Both boundary lines count: repeat, exactly and alone, the lines from the one containing "Generate a component" to the one containing "Chart.register(...registerables);", with pictures left out.
┌──
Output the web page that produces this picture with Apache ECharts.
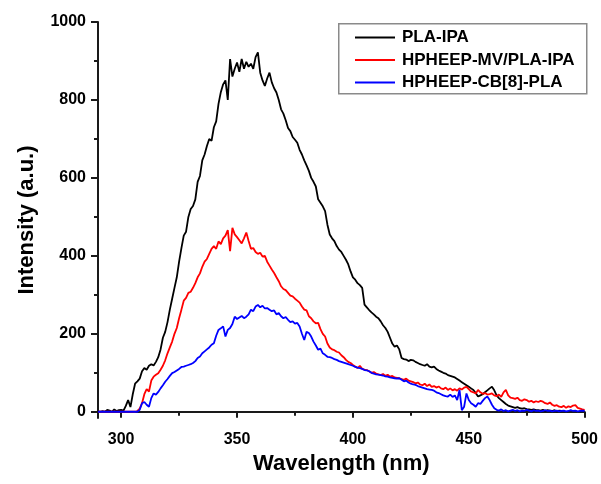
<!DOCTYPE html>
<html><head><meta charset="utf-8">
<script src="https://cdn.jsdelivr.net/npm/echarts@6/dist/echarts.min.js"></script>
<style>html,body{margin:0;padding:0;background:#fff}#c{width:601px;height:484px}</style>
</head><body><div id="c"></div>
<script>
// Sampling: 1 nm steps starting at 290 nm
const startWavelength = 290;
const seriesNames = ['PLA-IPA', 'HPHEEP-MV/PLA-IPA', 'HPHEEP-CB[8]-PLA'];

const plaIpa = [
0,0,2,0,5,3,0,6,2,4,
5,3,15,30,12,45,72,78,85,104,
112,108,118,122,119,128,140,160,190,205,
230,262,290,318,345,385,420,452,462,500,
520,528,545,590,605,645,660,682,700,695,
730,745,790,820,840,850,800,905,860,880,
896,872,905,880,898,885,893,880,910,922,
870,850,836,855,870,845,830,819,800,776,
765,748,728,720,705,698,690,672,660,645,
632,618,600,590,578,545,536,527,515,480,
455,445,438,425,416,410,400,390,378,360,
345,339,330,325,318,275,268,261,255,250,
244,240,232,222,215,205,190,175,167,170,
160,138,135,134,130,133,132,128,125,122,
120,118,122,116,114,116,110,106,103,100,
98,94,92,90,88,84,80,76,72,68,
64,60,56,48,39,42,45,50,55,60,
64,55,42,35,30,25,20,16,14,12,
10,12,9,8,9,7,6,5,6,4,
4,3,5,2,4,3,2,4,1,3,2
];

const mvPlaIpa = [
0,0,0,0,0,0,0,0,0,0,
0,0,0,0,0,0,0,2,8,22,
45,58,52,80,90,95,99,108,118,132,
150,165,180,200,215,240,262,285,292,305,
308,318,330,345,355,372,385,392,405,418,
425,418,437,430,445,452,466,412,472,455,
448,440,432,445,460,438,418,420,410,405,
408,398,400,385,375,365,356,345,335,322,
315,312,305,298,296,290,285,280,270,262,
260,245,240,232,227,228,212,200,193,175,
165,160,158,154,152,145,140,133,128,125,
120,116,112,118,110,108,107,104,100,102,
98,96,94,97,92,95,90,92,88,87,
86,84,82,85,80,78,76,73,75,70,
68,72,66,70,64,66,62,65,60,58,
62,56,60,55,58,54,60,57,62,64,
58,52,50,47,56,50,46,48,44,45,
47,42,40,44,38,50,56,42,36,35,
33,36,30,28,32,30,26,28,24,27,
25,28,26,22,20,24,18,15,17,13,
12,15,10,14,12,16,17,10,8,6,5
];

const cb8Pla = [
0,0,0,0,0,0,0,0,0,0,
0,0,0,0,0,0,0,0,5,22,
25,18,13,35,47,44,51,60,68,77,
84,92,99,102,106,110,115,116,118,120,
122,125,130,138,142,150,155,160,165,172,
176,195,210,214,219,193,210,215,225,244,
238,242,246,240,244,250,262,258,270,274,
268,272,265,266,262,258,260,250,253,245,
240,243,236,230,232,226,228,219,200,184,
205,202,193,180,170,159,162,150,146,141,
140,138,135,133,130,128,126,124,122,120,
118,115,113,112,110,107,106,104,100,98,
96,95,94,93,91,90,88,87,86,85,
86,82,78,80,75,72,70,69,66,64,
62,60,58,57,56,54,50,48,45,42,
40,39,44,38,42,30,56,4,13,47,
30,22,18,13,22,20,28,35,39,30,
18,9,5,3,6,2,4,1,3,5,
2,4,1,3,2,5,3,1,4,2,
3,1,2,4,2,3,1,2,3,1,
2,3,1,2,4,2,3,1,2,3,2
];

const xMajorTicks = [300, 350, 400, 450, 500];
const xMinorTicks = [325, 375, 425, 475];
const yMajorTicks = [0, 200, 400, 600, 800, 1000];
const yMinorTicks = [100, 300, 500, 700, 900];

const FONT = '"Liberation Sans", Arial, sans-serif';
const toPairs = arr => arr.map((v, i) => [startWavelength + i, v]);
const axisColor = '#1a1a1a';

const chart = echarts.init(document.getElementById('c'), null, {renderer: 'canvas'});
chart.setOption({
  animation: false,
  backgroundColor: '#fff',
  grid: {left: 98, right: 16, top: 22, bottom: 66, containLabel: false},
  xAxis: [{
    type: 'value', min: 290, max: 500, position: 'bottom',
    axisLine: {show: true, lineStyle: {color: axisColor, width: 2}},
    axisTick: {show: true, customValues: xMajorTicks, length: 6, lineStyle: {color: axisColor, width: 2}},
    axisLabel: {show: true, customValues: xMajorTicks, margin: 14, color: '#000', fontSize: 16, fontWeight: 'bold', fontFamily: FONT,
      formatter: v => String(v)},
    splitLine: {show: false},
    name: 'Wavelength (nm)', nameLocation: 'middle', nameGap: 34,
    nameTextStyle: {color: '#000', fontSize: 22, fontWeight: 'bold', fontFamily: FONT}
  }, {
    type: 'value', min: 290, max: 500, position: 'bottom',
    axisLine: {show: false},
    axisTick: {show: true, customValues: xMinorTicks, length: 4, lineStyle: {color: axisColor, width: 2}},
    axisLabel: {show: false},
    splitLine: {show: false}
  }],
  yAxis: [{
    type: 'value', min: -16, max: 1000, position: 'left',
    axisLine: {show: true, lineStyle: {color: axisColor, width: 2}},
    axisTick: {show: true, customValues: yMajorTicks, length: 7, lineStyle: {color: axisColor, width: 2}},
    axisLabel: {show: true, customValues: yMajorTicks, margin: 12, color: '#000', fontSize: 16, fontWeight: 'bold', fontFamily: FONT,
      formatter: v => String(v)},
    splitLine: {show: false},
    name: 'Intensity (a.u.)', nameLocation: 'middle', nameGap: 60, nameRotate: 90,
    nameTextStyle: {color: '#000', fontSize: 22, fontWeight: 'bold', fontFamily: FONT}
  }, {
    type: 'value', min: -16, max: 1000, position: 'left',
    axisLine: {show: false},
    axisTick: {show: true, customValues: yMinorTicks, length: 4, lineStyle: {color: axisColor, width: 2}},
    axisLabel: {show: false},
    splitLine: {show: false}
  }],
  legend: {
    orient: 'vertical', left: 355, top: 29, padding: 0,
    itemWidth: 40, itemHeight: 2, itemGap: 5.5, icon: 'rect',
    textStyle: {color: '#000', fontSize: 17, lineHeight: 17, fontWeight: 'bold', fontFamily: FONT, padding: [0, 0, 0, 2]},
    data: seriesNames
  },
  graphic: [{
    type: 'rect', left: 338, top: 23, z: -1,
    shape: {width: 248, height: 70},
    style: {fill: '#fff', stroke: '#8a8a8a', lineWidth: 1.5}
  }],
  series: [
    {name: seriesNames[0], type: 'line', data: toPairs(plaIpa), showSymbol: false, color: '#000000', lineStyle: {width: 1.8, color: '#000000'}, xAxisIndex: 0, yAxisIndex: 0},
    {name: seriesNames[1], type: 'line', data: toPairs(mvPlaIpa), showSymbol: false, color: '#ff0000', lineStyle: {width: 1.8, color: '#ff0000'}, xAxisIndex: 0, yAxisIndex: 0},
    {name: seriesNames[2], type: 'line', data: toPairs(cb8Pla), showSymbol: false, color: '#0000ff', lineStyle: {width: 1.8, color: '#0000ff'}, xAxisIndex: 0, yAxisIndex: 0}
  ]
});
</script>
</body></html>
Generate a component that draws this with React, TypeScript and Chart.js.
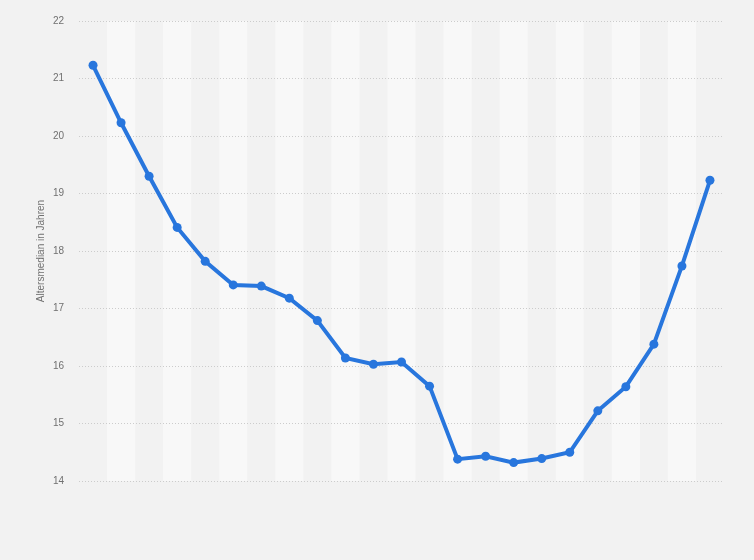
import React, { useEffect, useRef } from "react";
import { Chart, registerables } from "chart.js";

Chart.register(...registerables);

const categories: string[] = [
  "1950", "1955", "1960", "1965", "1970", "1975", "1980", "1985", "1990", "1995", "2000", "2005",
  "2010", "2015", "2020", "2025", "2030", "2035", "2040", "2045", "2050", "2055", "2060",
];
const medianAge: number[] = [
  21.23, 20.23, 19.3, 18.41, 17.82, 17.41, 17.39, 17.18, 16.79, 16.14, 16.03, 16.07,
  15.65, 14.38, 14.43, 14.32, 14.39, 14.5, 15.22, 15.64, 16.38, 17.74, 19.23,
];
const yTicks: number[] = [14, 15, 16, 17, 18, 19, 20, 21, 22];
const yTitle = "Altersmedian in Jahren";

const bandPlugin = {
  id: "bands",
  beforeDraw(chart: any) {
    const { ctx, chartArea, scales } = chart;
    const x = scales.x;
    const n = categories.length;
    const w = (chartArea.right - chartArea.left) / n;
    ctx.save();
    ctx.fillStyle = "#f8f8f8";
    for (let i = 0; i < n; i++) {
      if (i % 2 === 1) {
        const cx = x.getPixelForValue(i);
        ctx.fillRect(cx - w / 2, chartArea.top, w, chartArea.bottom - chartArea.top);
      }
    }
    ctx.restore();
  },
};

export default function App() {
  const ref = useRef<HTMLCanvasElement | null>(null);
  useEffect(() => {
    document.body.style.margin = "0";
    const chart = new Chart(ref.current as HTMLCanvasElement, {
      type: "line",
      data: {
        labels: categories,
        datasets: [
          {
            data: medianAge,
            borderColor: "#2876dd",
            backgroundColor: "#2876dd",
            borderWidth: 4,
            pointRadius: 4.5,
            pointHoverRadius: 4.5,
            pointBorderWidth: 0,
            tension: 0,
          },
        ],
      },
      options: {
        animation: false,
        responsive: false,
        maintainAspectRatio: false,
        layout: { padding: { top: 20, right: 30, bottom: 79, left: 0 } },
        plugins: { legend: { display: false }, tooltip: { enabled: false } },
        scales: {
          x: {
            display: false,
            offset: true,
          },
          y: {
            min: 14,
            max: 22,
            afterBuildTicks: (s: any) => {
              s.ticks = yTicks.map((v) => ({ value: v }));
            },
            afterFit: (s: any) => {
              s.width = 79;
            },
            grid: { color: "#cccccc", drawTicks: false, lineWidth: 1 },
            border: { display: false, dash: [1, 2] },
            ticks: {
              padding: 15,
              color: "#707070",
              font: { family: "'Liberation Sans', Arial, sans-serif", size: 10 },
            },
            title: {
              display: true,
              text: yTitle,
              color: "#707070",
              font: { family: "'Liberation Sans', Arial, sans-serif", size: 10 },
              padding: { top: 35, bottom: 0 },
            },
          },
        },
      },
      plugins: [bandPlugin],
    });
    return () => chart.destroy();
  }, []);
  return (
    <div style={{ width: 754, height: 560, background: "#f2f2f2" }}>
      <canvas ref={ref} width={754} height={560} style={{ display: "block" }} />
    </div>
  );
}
└──
*Reply to the exercise:*
Generate a component that draws this with React, TypeScript and Chart.js.
import React, { useEffect, useRef } from "react";
import { Chart, registerables } from "chart.js";

Chart.register(...registerables);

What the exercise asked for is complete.